EXERCISE REQUIREMENTS:
Identify each line below that contains the word "this", and copy it out.
— Begin EXERCISE INPUT —
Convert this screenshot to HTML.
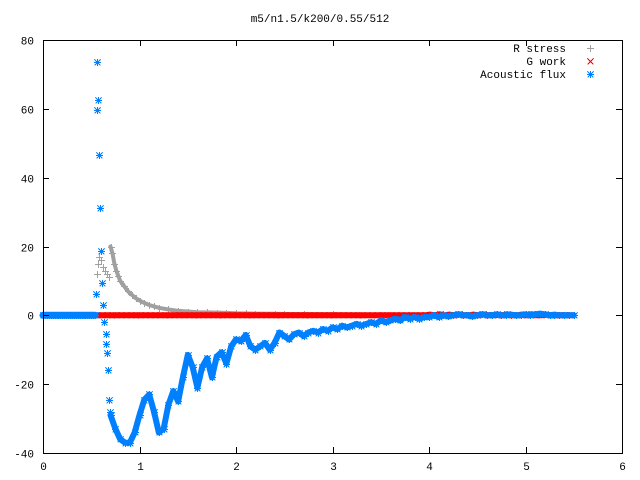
<!DOCTYPE html>
<html><head><meta charset="utf-8"><style>
body{margin:0;background:#fff}
svg{display:block;font-family:"Liberation Mono","DejaVu Sans Mono",monospace;font-size:11px}
</style></head><body>
<svg id="chart" width="640" height="480" xmlns="http://www.w3.org/2000/svg">
<rect width="640" height="480" fill="#fff"/>
<text x="320" y="22" text-anchor="middle">m5/n1.5/k200/0.55/512</text>
<g id="marks" shape-rendering="crispEdges"></g>
<g id="axes" shape-rendering="crispEdges"></g>
<g id="legend"></g>
</svg>
<script>
const xTicks=[0,1,2,3,4,5,6];
const yTicks=[80,60,40,20,0,-20,-40];
const blueEarlyX=[0.546,0.556,0.563,0.573,0.584,0.594,0.60,0.61,0.62,0.63,0.65,0.656,0.663,0.677,0.687,0.697];
const blueEarlyY=[6.2,59.6,73.6,62.7,46.5,31.1,18.7,9.4,3,-2,-5.4,-8.3,-11,-15.9,-24.6,-28];
const blueZeroX=[0,0.02,0.04,0.06,0.08,0.1,0.12,0.14,0.16,0.18,0.2,0.22,0.24,0.26,0.28,0.3,0.32,0.34,0.36,0.38,0.4,0.42,0.44,0.46,0.48,0.5,0.52,0.54];
const blueZeroY=[0,0,0,0,0,0,0,0,0,0,0,0,0,0,0,0,0,0,0,0,0,0,0,0,0,0,0,0];
const blueStart=0.70, blueStep=0.05;
const blueY=[-29,-33,-36,-37,-37,-34,-29,-24.5,-23,-28,-34,-33,-26,-22,-25,-18,-11.5,-15,-21,-15,-12.5,-18,-12,-10.7,-14,-9,-7,-7.5,-5.7,-9,-10,-9,-8,-10,-8,-5,-6,-7,-5.5,-5,-6,-5,-4.5,-5,-4,-4.5,-3.5,-4,-3,-3.5,-3,-2.5,-3,-2.5,-2,-2.5,-1.5,-2,-1.5,-1,-1.5,-0.5,-1,-0.5,-1,-0.5,-0.5,0,-0.5,0,-0.3,0,0.3,0,0,-0.3,0,0.3,0,0,0.3,0,0,0.2,0,0,0.3,0,0.3,0.5,0.3,0,0.2,0,0,0,0];
const grayX=[0.56,0.57,0.58,0.6,0.62,0.64,0.66,0.68,0.7,0.72,0.74,0.76,0.78,0.8,0.84,0.88,0.92,0.96,1.0,1.05,1.1,1.15,1.2,1.3,1.4,1.5,1.6,1.7,1.8,1.9,2.0,2.1,2.2,2.4,2.5,2.7,3.0,3.5,4.0];
const grayY=[12,15,17,16,14,13,12,11,20,18,15,13,11.5,10,8.5,7,6,5,4.3,3.6,3,2.6,2.2,1.7,1.3,1.1,0.9,0.85,0.8,0.7,0.6,0.55,0.5,0.45,0.4,0.35,0.3,0.2,0.1];
const redStart=0.56, redStep=0.05;
const redY=[0,0,0,0,0,0,0,0,0,0,0,0,0,0,0,0,0,0,0,0,0,0,0,0,0,0,0,0,0,0,0,0,0,0,0,0,0,0,0,0,0,0,0,0,0,0,0,0,0,0,0,0,0,0,0,0,0,0,0,0,0,0,0,0,0,0,0,0,0,0.2,0,0.3,0,0.2,0,0.3,0,0,0.2,0,0.3,0,0,0.2,0,0.3,0,0,0.2,0,0.3,0,0,0.2,0,0,0,0,0];
const L=43,R=622,T=40,B=453;
const sx=v=>L+(v-0)/(6-0)*(R-L);
const sy=v=>B-(v+40)/(120)*(B-T);
const NS="http://www.w3.org/2000/svg";
const marks=document.getElementById('marks');
function mk(tag,attrs,parent){const e=document.createElementNS(NS,tag);for(const k in attrs)e.setAttribute(k,attrs[k]);parent.appendChild(e);return e;}
function plusD(x,y){x=Math.round(x)+0.5;y=Math.round(y)+0.5;return `M${x-3.5} ${y}H${x+3.5}M${x} ${y-3.5}V${y+3.5}`;}
function crossD(x,y){x=Math.round(x)+0.5;y=Math.round(y)+0.5;return `M${x-3} ${y-3}L${x+3} ${y+3}M${x-3} ${y+3}L${x+3} ${y-3}`;}
function band(xs,ys,color,w,name){
  const pts=ys.map((v,i)=>sx(xs[i]).toFixed(1)+','+sy(v).toFixed(1)).join(' ');
  const p=mk('polyline',{points:pts,stroke:color,'stroke-width':w,fill:'none','stroke-linejoin':'round','stroke-linecap':'round','shape-rendering':'auto'},marks);
  
  
}
function drawSeries(xs,ys,kind,color,name){
  let d='';
  for(let i=0;i<ys.length;i++){const px=sx(xs[i]),py=sy(ys[i]);
    if(kind==='plus')d+=plusD(px,py);else if(kind==='cross')d+=crossD(px,py);else d+=plusD(px,py)+crossD(px,py);}
  const p=mk('path',{d:d,stroke:color,'stroke-width':1,fill:'none'},marks);
  
  
}
band(grayX.slice(8),grayY.slice(8),'#a0a0a0',4,'r-stress-band');
drawSeries(grayX,grayY,'plus','#a0a0a0','r-stress-series');
const rx=redY.map((_,i)=>redStart+i*redStep);
band(rx,redY,'#ff0000',6,'g-work-band');
drawSeries(rx,redY,'cross','#ff0000','g-work-series');
const bx=blueY.map((_,i)=>blueStart+i*blueStep);
band(blueZeroX,blueZeroY,'#0080ff',7,'acoustic-flux-zero-band');
band(bx,blueY,'#0080ff',6,'acoustic-flux-band');
drawSeries(blueZeroX.concat(blueEarlyX,bx),blueZeroY.concat(blueEarlyY,blueY),'star','#0080ff','acoustic-flux-series');
const axes=document.getElementById('axes');
const fr=mk('rect',{x:L+0.5,y:T+0.5,width:R-L,height:B-T,fill:'none',stroke:'#000','stroke-width':1},axes);


xTicks.forEach(v=>{const x=Math.round(sx(v))+0.5;
  const t=mk('path',{d:`M${x} ${B}v-6M${x} ${T}v6`,stroke:'#000'},axes);
  
  
  const lb=mk('text',{x:x,y:470,'text-anchor':'middle'},axes);lb.textContent=v;
  
  });
yTicks.forEach(v=>{const y=Math.round(sy(v))+0.5;
  const t=mk('path',{d:`M${L} ${y}h6M${R} ${y}h-6`,stroke:'#000'},axes);
  
  
  const lb=mk('text',{x:34,y:y+4,'text-anchor':'end'},axes);lb.textContent=v;
  
  });
const legend=document.getElementById('legend');
[['R stress','plus','#a0a0a0'],['G work','cross','#ff0000'],['Acoustic flux','star','#0080ff']].forEach((e,i)=>{
  const y=48+i*13;
  const g=mk('g',{},legend);
  
  
  const t=mk('text',{x:566,y:y+4,'text-anchor':'end'},g);t.textContent=e[0];
  let d=e[1]==='plus'?plusD(590,y):e[1]==='cross'?crossD(590,y):plusD(590,y)+crossD(590,y);
  mk('path',{d:d,stroke:e[2],fill:'none','shape-rendering':'crispEdges'},g);
});
</script>
</body></html>
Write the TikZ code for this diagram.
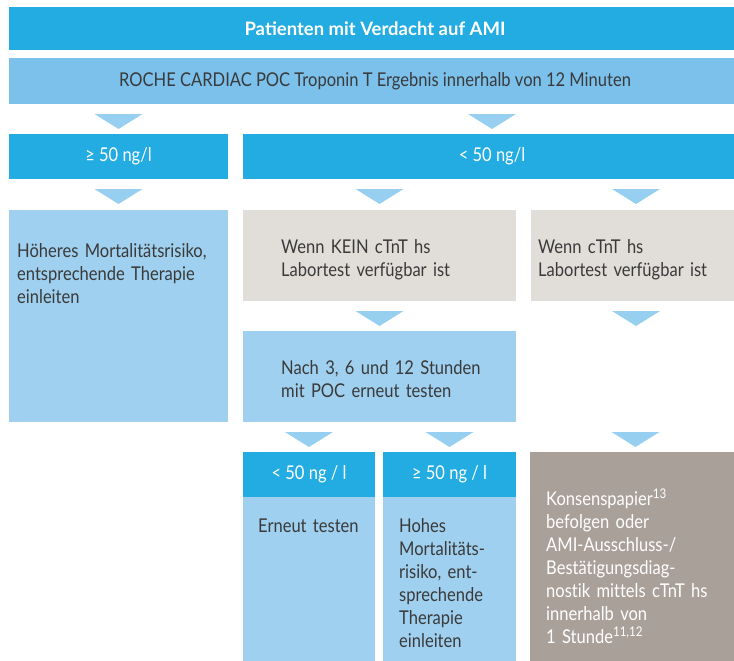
— End EXERCISE INPUT —
OUTPUT OF THE TASK:
Convert this screenshot to HTML.
Write the TikZ code for this diagram.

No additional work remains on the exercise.